The National Museum of the American Indian is an extraordinarily beautiful and grand building, located at the southern tip of Manhattan. I visited on an extremely windy day, and I could almost feel the water from New York Bay hitting my face as I walked towards the museum.
Coming from Sweden, I know very little about how Indigenous people lived in the past and how they continue to live today. This made me especially excited to learn more, particularly since I now live in New York. I knew the building would hold countless stories, artifacts, and artworks. All things, I was certain I would learn a lot from and carry with me after my visit.
I was especially drawn to the Infinity of Nations exhibition, the museum’s permanent collection, which showcases Native art and objects from Indigenous nations across North, Central, and South America. This room stood out to me because of the incredible craftsmanship behind every object and garment on display. The level of detail, care, and skill was incredible, and I felt like I could stand there and look at the pieces forever, finding new details the longer I looked.
For example, this Ute shirt from Colorado or Utah (ca. 1870s–1880s) shows incredible skill. When I read about it, I was struck by the fact that the Utes (who wore garments like this) were among the first horse cultures in the West.

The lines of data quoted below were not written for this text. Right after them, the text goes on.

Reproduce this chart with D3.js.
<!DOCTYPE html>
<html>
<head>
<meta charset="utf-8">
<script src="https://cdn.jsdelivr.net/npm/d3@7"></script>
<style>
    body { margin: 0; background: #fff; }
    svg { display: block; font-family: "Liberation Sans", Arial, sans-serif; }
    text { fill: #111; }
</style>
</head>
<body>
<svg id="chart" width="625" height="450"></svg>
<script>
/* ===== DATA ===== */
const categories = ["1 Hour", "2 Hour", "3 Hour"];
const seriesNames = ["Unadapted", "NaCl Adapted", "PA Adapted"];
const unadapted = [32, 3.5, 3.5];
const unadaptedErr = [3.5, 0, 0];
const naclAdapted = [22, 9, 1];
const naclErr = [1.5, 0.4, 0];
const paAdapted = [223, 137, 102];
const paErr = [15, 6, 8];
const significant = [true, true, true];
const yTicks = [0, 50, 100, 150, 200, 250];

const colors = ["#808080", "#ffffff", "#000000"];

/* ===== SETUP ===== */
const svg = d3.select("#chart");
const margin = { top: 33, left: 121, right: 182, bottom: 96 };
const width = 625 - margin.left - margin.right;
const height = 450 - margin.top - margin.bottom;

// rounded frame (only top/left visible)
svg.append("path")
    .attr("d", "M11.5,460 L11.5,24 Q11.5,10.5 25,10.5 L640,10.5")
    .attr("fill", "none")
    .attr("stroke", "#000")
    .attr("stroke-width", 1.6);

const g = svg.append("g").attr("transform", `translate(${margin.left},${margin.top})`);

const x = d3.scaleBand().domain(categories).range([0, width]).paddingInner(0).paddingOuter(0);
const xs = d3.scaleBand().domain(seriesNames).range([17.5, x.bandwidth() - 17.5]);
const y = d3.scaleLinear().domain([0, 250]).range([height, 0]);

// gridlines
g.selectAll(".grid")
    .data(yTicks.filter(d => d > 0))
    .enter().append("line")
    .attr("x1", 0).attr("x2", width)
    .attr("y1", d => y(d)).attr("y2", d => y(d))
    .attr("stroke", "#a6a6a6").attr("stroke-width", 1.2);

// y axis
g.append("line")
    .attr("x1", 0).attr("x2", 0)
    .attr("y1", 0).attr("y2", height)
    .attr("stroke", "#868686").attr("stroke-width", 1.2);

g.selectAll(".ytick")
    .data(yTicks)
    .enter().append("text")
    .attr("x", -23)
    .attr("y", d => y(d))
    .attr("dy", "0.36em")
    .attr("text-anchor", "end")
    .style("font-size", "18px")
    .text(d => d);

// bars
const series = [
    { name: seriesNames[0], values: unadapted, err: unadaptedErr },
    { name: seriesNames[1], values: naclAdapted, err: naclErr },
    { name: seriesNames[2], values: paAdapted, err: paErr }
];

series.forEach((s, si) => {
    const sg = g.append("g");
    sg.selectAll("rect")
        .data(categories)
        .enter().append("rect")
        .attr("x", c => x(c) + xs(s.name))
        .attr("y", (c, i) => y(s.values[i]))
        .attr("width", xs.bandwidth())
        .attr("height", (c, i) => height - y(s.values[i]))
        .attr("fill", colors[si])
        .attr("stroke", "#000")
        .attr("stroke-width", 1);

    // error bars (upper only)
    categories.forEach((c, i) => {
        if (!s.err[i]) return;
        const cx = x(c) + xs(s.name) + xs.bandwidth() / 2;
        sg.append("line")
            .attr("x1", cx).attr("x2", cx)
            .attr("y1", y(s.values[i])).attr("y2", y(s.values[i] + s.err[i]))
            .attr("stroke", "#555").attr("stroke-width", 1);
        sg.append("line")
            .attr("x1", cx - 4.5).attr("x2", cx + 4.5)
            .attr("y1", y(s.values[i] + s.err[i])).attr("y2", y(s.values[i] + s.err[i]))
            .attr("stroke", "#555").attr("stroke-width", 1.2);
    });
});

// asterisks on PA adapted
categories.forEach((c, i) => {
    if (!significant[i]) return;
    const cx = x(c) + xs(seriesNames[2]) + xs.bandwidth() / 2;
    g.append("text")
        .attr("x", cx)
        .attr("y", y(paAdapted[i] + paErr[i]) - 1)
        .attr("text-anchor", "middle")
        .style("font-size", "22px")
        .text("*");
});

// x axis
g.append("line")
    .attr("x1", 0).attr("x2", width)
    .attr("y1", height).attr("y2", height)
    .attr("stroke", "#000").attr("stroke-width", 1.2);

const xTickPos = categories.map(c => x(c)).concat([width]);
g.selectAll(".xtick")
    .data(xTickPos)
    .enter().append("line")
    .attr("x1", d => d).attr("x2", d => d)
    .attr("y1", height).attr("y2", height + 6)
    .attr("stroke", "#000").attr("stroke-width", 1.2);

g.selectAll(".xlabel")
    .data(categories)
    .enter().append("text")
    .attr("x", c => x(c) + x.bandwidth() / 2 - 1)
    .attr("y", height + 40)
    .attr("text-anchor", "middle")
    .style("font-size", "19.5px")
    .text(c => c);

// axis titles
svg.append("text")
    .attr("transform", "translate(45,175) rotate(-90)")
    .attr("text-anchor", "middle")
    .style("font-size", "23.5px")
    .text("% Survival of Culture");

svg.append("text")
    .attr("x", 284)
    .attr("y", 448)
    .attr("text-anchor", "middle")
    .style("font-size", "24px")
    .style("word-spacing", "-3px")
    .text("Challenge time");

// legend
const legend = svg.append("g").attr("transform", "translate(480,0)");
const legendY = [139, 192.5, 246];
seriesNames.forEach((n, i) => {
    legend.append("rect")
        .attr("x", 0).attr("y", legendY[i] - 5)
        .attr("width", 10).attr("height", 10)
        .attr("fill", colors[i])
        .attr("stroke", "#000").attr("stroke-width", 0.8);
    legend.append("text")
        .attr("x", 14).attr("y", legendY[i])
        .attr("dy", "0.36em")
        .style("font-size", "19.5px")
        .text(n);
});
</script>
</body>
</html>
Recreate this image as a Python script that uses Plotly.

The shirt itself reflects that history: once the Utes gained horses, they came into closer contact with Plains tribes, especially the Lakota, and began adopting and adapting their styles. So the resemblance to Lakota beadwork comes from exchanges of materials, techniques, and ideas. I found it so interesting that a single shirt can reveal this whole story of cultural interaction between cultures.
These Siouxtonwan Dakota gauntlet gloves (ca. 1880, Pine Ridge Reservation, South Dakota) reminded me of historical Swedish craftsmanship, especially embroidered leather gloves made in places like Dalarna. In Sweden, these gloves (called broderade läderhandskar in Swedish or just “Dala leather gloves”) also showcase large, colorful stitching on leather. It was beautiful to see something practical turned into something decorative, almost like an artwork.
The Dakota beadwork with its floral motifs and fine detail therefore felt familiar. Even though these cultures are very different, both cultures treat gloves as more than clothing. Here, instead they become objects of identity, care, and artistry. I loved noticing how two places so far apart could share this same care to embellish everyday things.
Lastly, these Comanche leggings and moccasins (Oklahoma, ca. 1890) immediately caught my eye because of how beautifully made they are. I learned that the Comanches were known for creating some of the finest deer-hide clothing on the Plains. The fringes almost look like fabric, and I would have never known that the piece was made from deer hide if I hadn’t read about it. Everything about these pieces felt very well thought out.
I think I was drawn to these pieces because they were both functional and expressive. They stood out. The color, the detail. Everything. They showed a level of care and attention that I really admire.